Trump, of course, boasted to The Washington Post ten days ago that he and his advisers were on the verge of completing an Obamacare replacement plan providing “insurance for everybody.” He promised he would soon unveil it with Ryan and McConnell at his side.

“It’s very much formulated down to the final strokes,” Trump told the newspaper. But we are still waiting to see that plan.

A half-dozen more moderate Republicans in the Senate, including Bob Corker of Tennessee and Susan Collins of Maine, cautioned earlier this month that the process of replacing the Affordable Care Act could be long and perilous and they urged caution.

Senator Lamar Alexander of Tennessee, the Republican chair of the health committee, indicated that the process of voting to just replace Obamacare likely would take until the summer to complete. After that, he said, “it’ll probably take two or three years to implement [a replacement] over time."

Related: Tom Price Is Open to a Major Change in How Medicaid Works

But after Trump cracked the whip and said voters won’t tolerate anything but a rapid, near simultaneous repeal and replace action, Alexander and the others fell into line. Just about every Republican on Capitol Hill is now talking about a fast-track approach to wrap things up this year so that consumers and insurers aren’t left in the lurch.

But whether anyone has a real handle on how this health care saga will play out remains to be seen.

What seems crystal clear at this point -- after more than six years of seeking the demise of the Affordable Care Act – is the Republicans are nowhere near a consensus on replacement legislation. The new Trump White House and congressional leaders appear to have plenty of random ideas for creating a more market-oriented, consumer friendly, less costly health insurance system.

There is plenty of talk about encouraging the interstate sale of insurance to encourage competition, more tax-exempt health savings accounts, refundable tax credits to help the rich and poor alike cover their premiums, “risk pools” for older and sicker insurance applicants and block granting Medicaid to cut costs and empower state officials.

Yet neither Trump nor Ryan nor McConnell can honestly point to an approach that would win the support of the health care, drug and insurance industries -- which must have buy-in -- as well as rank and file Republicans and their constituents throughout the country.

And the heat is on from Republican governors, hospital administrators and insurers who fear that Trump and the GOP are leading the country into a health care abyss. Practically every day now, someone is stepping forward with a possible solution that promptly gets shot down.

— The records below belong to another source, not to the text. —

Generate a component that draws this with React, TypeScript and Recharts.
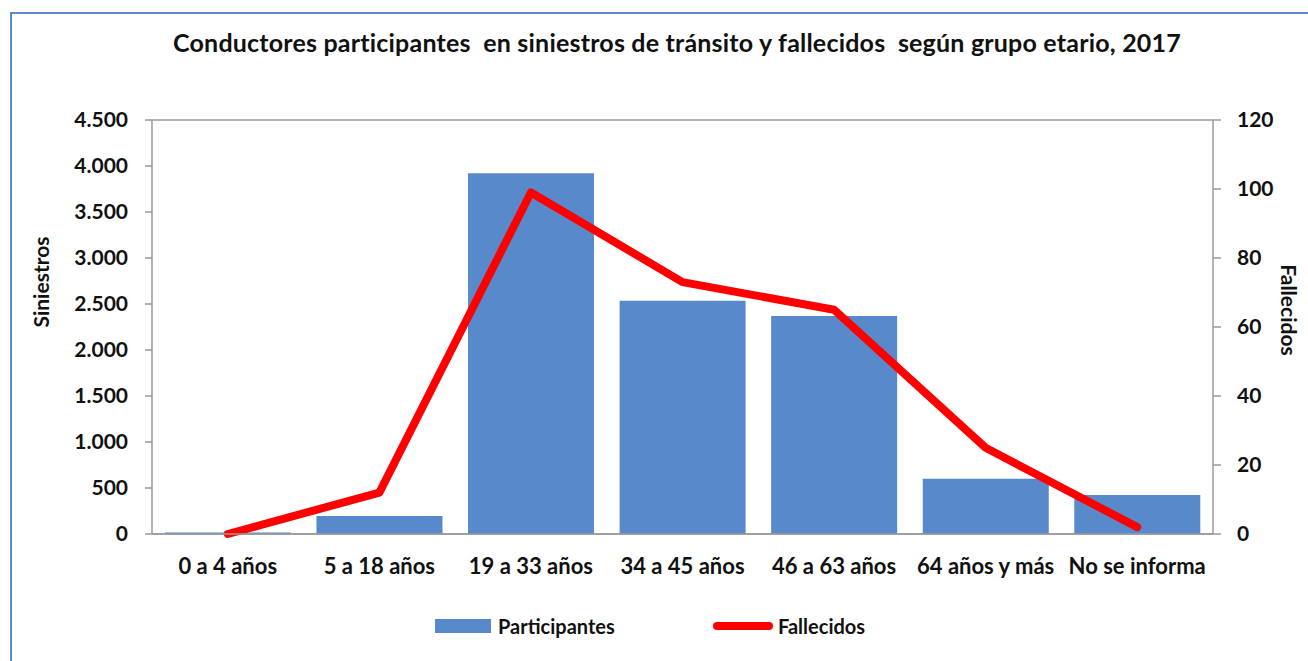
import React from 'react';
import {
  ComposedChart,
  Bar,
  Line,
  XAxis,
  YAxis,
  CartesianGrid,
} from 'recharts';

const categories = [
  '0 a 4 años',
  '5 a 18 años',
  '19 a 33 años',
  '34 a 45 años',
  '46 a 63 años',
  '64 años y más',
  'No se informa',
];
const participantes = [15, 195, 3920, 2535, 2370, 600, 425];
const fallecidos = [0, 12, 99, 73, 65, 25, 2];
const leftTicks = [0, 500, 1000, 1500, 2000, 2500, 3000, 3500, 4000, 4500];
const rightTicks = [0, 20, 40, 60, 80, 100, 120];

const data = categories.map((name, i) => ({
  name,
  participantes: participantes[i],
  fallecidos: fallecidos[i],
}));

const FONT = 'Lato, "Open Sans", sans-serif';
const BAR_COLOR = '#5889CA';
const LINE_COLOR = '#FF0000';
const GRID = '#9a9a9a';
const TEXT = '#111';

// 4.500 style labels
const fmtThousands = (v: number) => v.toLocaleString('de-DE');

const tickStyle = { fill: TEXT, fontSize: 21, fontWeight: 700, fontFamily: FONT };

const rotated = (text: string, cx: number, cy: number, angle: number) => (
  <div
    style={{
      position: 'absolute',
      left: cx - 100,
      top: cy - 14,
      width: 200,
      height: 28,
      lineHeight: '28px',
      textAlign: 'center',
      fontSize: 21,
      fontWeight: 700,
      color: TEXT,
      transform: `rotate(${angle}deg)`,
    }}
  >
    {text}
  </div>
);

const App: React.FC = () => {
  return (
    <div
      style={{
        position: 'absolute',
        left: 0,
        top: 0,
        width: 1308,
        height: 661,
        background: '#fff',
        fontFamily: FONT,
        overflow: 'hidden',
      }}
    >
      {/* frame */}
      <div
        style={{
          position: 'absolute',
          left: 10,
          top: 12,
          width: 1320,
          height: 700,
          borderTop: '2px solid #5A8AD0',
          borderLeft: '2px solid #5A8AD0',
        }}
      />
      <div
        style={{
          position: 'absolute',
          left: 0,
          width: 1354,
          top: 27,
          textAlign: 'center',
          fontWeight: 700,
          fontSize: 25,
          color: TEXT,
          letterSpacing: 0.2,
        }}
      >
        Conductores participantes&nbsp; en siniestros de tránsito y fallecidos&nbsp; según grupo etario, 2017
      </div>
      <div style={{ position: 'absolute', left: 0, top: 0 }}>
        <ComposedChart
          width={1308}
          height={661}
          data={data}
          margin={{ top: 120, right: 35, bottom: 87, left: 52 }}
          barCategoryGap="8.5%"
        >
          <CartesianGrid vertical={false} stroke={GRID} strokeWidth={1.5} />
          <XAxis
            dataKey="name"
            tickLine={false}
            axisLine={{ stroke: GRID, strokeWidth: 1.5 }}
            height={40}
            tickMargin={18}
            interval={0}
            tick={{ ...tickStyle, fontSize: 22 }}
          />
          <YAxis
            yAxisId="left"
            orientation="left"
            domain={[0, 4500]}
            ticks={leftTicks}
            tickFormatter={fmtThousands}
            width={100}
            tickSize={7}
            tickMargin={17}
            axisLine={{ stroke: GRID, strokeWidth: 1.5 }}
            tickLine={{ stroke: GRID, strokeWidth: 1.5 }}
            tick={tickStyle}
          />
          <YAxis
            yAxisId="right"
            orientation="right"
            domain={[0, 120]}
            ticks={rightTicks}
            width={60}
            tickSize={8}
            tickMargin={16}
            axisLine={{ stroke: GRID, strokeWidth: 1.5 }}
            tickLine={{ stroke: GRID, strokeWidth: 1.5 }}
            tick={tickStyle}
          />
          <Bar
            yAxisId="left"
            dataKey="participantes"
            fill={BAR_COLOR}
            isAnimationActive={false}
          />
          <Line
            yAxisId="right"
            dataKey="fallecidos"
            stroke={LINE_COLOR}
            strokeWidth={8}
            dot={false}
            activeDot={false}
            strokeLinejoin="round"
            strokeLinecap="round"
            isAnimationActive={false}
          />
        </ComposedChart>
      </div>
      {rotated('Siniestros', 41, 282, -90)}
      {rotated('Fallecidos', 1289, 310, 90)}
      {/* legend */}
      <div
        style={{
          position: 'absolute',
          left: 435,
          top: 614,
          display: 'flex',
          alignItems: 'center',
          fontSize: 20,
          fontWeight: 700,
          color: TEXT,
        }}
      >
        <span style={{ display: 'inline-block', width: 56, height: 14, background: BAR_COLOR, marginRight: 7 }} />
        <span style={{ width: 215 }}>Participantes</span>
        <span
          style={{
            display: 'inline-block',
            width: 60,
            height: 8,
            borderRadius: 4,
            background: LINE_COLOR,
            marginRight: 5,
          }}
        />
        <span>Fallecidos</span>
      </div>
    </div>
  );
};

export default App;
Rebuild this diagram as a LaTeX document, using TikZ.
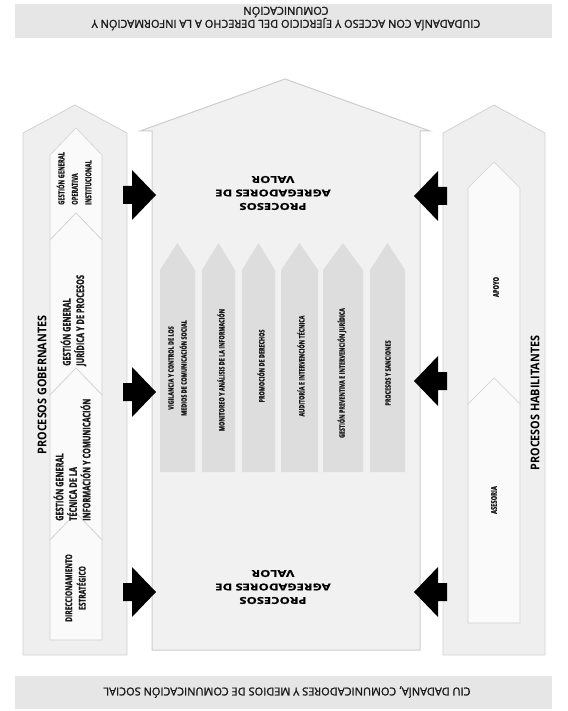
\documentclass[tikz,border=0pt]{standalone}
\usepackage{fontspec}
\setmainfont{Open Sans}
\newfontfamily\condf[FakeStretch=0.7, FakeBold=1.2]{Open Sans}
\newfontfamily\pillf[FakeStretch=0.72, FakeBold=1.2]{Open Sans}
\newfontfamily\titf[FakeStretch=0.9]{Open Sans}
\newfontfamily\widef[FakeStretch=1.35, FakeBold=0.8]{Open Sans}
\newfontfamily\banf[FakeBold=1.6]{Open Sans}
\definecolor{bannerfill}{HTML}{E6E6E6}
\definecolor{colfill}{HTML}{EFEFEF}
\definecolor{colline}{HTML}{D2D2D2}
\definecolor{innerfill}{HTML}{FAFAFA}
\definecolor{housefill}{HTML}{F1F1F1}
\definecolor{houseline}{HTML}{CDCDCD}
\definecolor{pillfill}{HTML}{DDDDDD}
\definecolor{txt}{HTML}{1A1A1A}
\tikzset{
  banner/.style={fill=bannerfill},
  outercol/.style={fill=colfill, draw=colline, line width=0.8pt},
  innerbox/.style={fill=innerfill, draw=colline, line width=0.6pt},
  house/.style={fill=housefill, draw=houseline, line width=1pt},
  pill/.style={fill=pillfill},
  bantext/.style={rotate=180, align=center, text=txt, font=\banf\fontsize{11}{13}\selectfont},
  smalltext/.style={rotate=90, align=left, inner sep=0pt, text=txt, font=\condf\bfseries\fontsize{10.5}{13.5}\selectfont},
  pilltext/.style={rotate=90, align=center, inner sep=0pt, text=txt, font=\pillf\bfseries\fontsize{7.5}{13}\selectfont},
  coltitle/.style={rotate=90, inner sep=0pt, font=\titf\bfseries\fontsize{12}{14}\selectfont},
  valtext/.style={rotate=180, align=center, inner sep=0pt, font=\widef\bfseries\fontsize{9.6}{13.5}\selectfont},
  rarrow/.pic={\fill[black] (0,0) -- (-24,-25) -- (-24,-9) -- (-33,-9) -- (-33,9) -- (-24,9) -- (-24,25) -- cycle;},
  larrow/.pic={\fill[black] (0,0) -- (24,-25) -- (24,-9) -- (33,-9) -- (33,9) -- (24,9) -- (24,25) -- cycle;}
}
\begin{document}
\begin{tikzpicture}[x=1pt,y=-1pt]
\useasboundingbox (0,0) rectangle (567,711);
% banners
\fill[banner] (15,4) rectangle (552,38);
\node[bantext] (topban) at (286,18.5) {CIUDADANÍA CON ACCESO Y EJERCICIO DEL DERECHO A LA INFORMACIÓN Y\\COMUNICACIÓN};
\fill[banner] (15,676) rectangle (552,709);
\node[bantext] (botban) at (287,692) {CIU DADANÍA, COMUNICADORES Y MEDIOS DE COMUNICACIÓN SOCIAL};
% left column
\path[outercol] (23,133) -- (75,105) -- (127,133) -- (127,655) -- (23,655) -- cycle;
\path[innerbox] (50,155) -- (76,128) -- (102,155) -- (102,240) -- (76,213) -- (50,240) -- cycle;
\path[innerbox] (50,240) -- (76,213) -- (102,240) -- (102,395) -- (76,368) -- (50,395) -- cycle;
\path[innerbox] (50,395) -- (76,368) -- (102,395) -- (102,540) -- (76,513) -- (50,540) -- cycle;
\path[innerbox] (50,540) -- (76,513) -- (102,540) -- (102,640) -- (50,640) -- cycle;
\node[coltitle] (gob) at (42,385) {PROCESOS GOBERNANTES};
\node[smalltext, anchor=west, font=\condf\bfseries\fontsize{8.2}{13.5}\selectfont] (oper) at (74,205) {GESTIÓN GENERAL\\OPERATIVA\\INSTITUCIONAL};
\node[smalltext, anchor=west] (jur) at (73.5,366) {GESTIÓN GENERAL\\JURÍDICA Y DE PROCESOS};
\node[smalltext, anchor=west] (tec) at (72,521) {GESTIÓN GENERAL\\TÉCNICA DE LA\\INFORMACIÓN Y  COMUNICACIÓN};
\node[smalltext, align=center, font=\condf\bfseries\fontsize{9.5}{13.5}\selectfont] (dir) at (75.5,588) {DIRECCIONAMIENTO\\ESTRATÉGICO};
% right column
\path[outercol] (443,133) -- (494,105) -- (545,133) -- (545,655) -- (443,655) -- cycle;
\path[innerbox] (468,188) -- (494,162) -- (520,188) -- (520,404) -- (494,378) -- (468,404) -- cycle;
\path[innerbox] (468,404) -- (494,378) -- (520,404) -- (520,623) -- (468,623) -- cycle;
\node[coltitle] (hab) at (535,403) {PROCESOS HABILITANTES};
\node[pilltext, font=\pillf\bfseries\fontsize{8}{12}\selectfont] (apoyo) at (496,287) {APOYO};
\node[pilltext, font=\pillf\bfseries\fontsize{8}{12}\selectfont] (asesoria) at (494,500) {ASESORIA};
% house
\path[house] (140,131) -- (285,79) -- (430,131) -- (420,131) -- (420,650) -- (152,650) -- (152,131) -- cycle;
\node[valtext] (valtop) at (273,193) {PROCESOS\\AGREGADORES DE\\VALOR};
\node[valtext] (valbot) at (273,587) {PROCESOS\\AGREGADORES DE\\VALOR};
% pillars
\foreach \l/\r in {160/195, 202/235, 242/275, 281/318, 323/363, 370/405}{
  \path[pill] (\l,270) -- ({(\l+\r)/2},243) -- (\r,270) -- (\r,472) -- (\l,472) -- cycle;
}
\node[pilltext] (p1) at (177.5,368) {VIGILANCIA Y CONTROL DE LOS\\MEDIOS DE COMUNICACIÓN SOCIAL};
\node[pilltext] (p2) at (221,370) {MONITOREO Y ANÁLISIS DE LA INFORMACIÓN};
\node[pilltext] (p3) at (261,366) {PROMOCIÓN DE DERECHOS};
\node[pilltext] (p4) at (301,366) {AUDITORÍA E INTERVENCIÓN TÉCNICA};
\node[pilltext] (p5) at (342,373) {GESTIÓN PREVENTIVA E INTERVENCIÓN JURÍDICA};
\node[pilltext] (p6) at (388,373) {PROCESOS Y SANCIONES};
% arrows
\pic at (156,195) {rarrow};
\pic at (156,392) {rarrow};
\pic at (156,592) {rarrow};
\pic at (414,196) {larrow};
\pic at (414,381) {larrow};
\pic at (414,592) {larrow};
\end{tikzpicture}
\end{document}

On Wednesday, for instance, Kentucky Sen. Rand Paul introduced the Obamacare Replacement Act, which he declared would create more affordable insurance plans, eliminate the gap between private and employer-sponsored care, and allow consumers to save unlimited amounts of money in health savings accounts, according to Morning Consult.

Earlier in the week, Collins and GOP Sen. Bill Cassidy of Louisiana unveiled a plan they hoped would bridge the vast political divide on Capitol Hill by allowing blue states that are happy with Obamacare to keep coverage as it is, while allowing other red states that want to repeal the law and its mandates to create an alternative program with 95 percent federal funding.

Critics on the right and the left both howled at the plan as being grossly inadequate, and Collins and Cassidy quickly retreated.

A spokesman for Collins insists that Collins and Cassidy were not in retreat, and noted that Sen. Lindsey Graham (R-SC) signed onto their proposal on Wednesday. “Our plan represents a growing coalescence of Republican ideas on health care while returning power to states and fulfilling President Trump’s pledge to bring health care coverage for all,” Cassidy said in a statement.

(This story was updated at 12:10 p.m. on Thursday, Jan. 26.)